Canada’s central bank has now cut rates by 125 bps so far this year. The U.S. Federal Reserve board has cut U.S. interest rates by 250 bps.
All along the Bank of Canada has maintained a rosier economic outlook that the Fed, but as BMO Nesbitt Burns notes, it is also more wary of inflation. “The bank also spent quite a bit of ink on the CPI outlook … the last line of the statement states ‘the Bank will need to be vigilant for signs of broader effects on consumer prices generally’ from the rise in energy prices. This is new, and suggests the bank was troubled by the April CPI, and likely prompted their decision to make the more moderate 25 bps rate cut today.”
However, the analysts at CIBC World Markets warn that “caution is not always the safest strategy. The same energy price hit to CPI that Greenspan has dismissed as a non-issue lies behind the less-aggressive approach to rate cutting on this side of the border. That’s a dangerously cautious strategy that the Bank could regret if the current slowdown tips over into outright recession.”
CIBC chides the Bank for “putting the cart before the horse” in worrying about inflation when the economy picks up again. “At this point, with Canada shuffling along at less than a 2% real growth pace, the immediate risk is that the U.S. falls into an outright recession and, almost inevitably takes Canada down with it.

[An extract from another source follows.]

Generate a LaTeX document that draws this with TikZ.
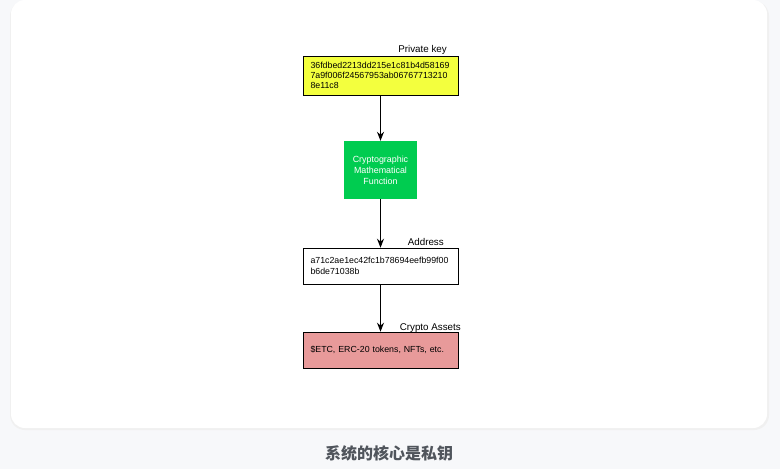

While this isn’t the John Crow Bank of Canada, which hiked rates just as the 1990-91 recession hit, the go-slow approach to rate cutting could unnecessarily stall Canada’s rebound to protect against what looks like a distant risk to core inflation.”
CIBC says that if the bank’s forecast for second half growth proves far too optimistic, as it expects, it is looking for another 100 bps in cuts over the next two quarters, “and possibly more if Friday’s key U.S. employment data show no improvement.
TD Bank economists suggest that inflation worries will keep the bank to 50 bps in further cuts, likely before the end of the summer. “In our view, the risks remain overwhelmingly tilted towards further economic weakness south of the border. There is not even a hint that the battered U.S. manufacturing sector is starting to turn the corner, and the labour market has been shedding jobs at an alarming pace over the past couple of months.”
BMO doesn’t make a call on the size of the future cuts, except to say, “The bank has not closed the door on future rate cuts, and indeed more are expected with the U.S. economy likely to struggle in the months ahead. However, the bank is clearly comfortable trimming rates in a measured, gradual fashion.”